We start with a production function: $f(k,l)$, which tells us what quantity will be produced if we use $k$ units of capital and $l$ units of labour. Suppose that we cange that quantity of capital by $dk$ units and change the quantity of labour by $dl$ units. If this change is chosen so that we stay on the same isoquant then it must be that the total production doesn't change:
$$\frac{\partial f(k,l)}{\partial k}dk+\frac{\partial f(k,l)}{\partial l}dl=0.$$
Rearranging, we get
$$\frac{dk}{dl}=-\frac{\frac{\partial f(k,l)}{\partial l}}{\frac{\partial f(k,l)}{\partial k}}.$$
This is the marginal rate of technical substitution, the slope of the isoquant. It has the same interpretation as any other slope. It means that if I increase labour by one unit then I can decrease capital by $$\frac{\frac{\partial f(k,l)}{\partial l}}{\frac{\partial f(k,l)}{\partial k}}$$ units.
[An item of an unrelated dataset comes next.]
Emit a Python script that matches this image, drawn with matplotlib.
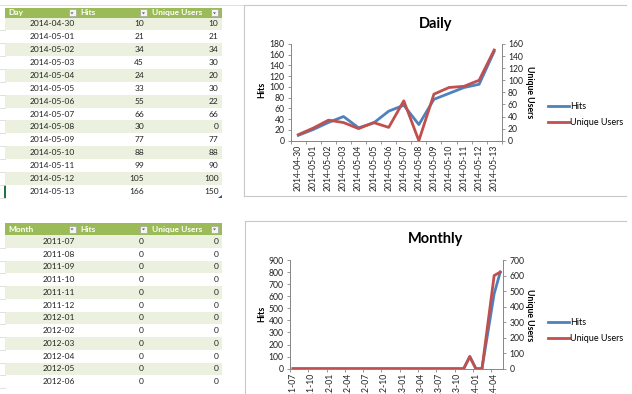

Example Suppose we have a Cobb-Doublas production function: $f(k,l)=k^a l^{1-a}$. We have
$$\frac{\partial f(k,l)}{\partial k}=ak^{a-1}l^{1-a}$$
$$\frac{\partial f(k,l)}{\partial l}=(1-a)k^{a}l^{-a}$$
$$MRTS=-\frac{(1-a)k^{a}l^{-a}}{ak^{a-1}l^{1-a}}=-\frac{1-a}{a}\frac{k}{l}.$$
Now we can plug some numbers in to this example to see how it works. Suppose $a=1/2$, and we currently have $k=4$ and $l=1$. Then, we have
$$MRTS=-\frac{1/2}{1/2}\frac{4}{1}=-4.$$
So, for each unit increase in the quantity of labour employed, we can decrease the quantity of capital employed by 4 units.
This works backwards too, so every unit decrease in $l$ would demand a 4 unit increase in $k$ to keep us on the same isoquant.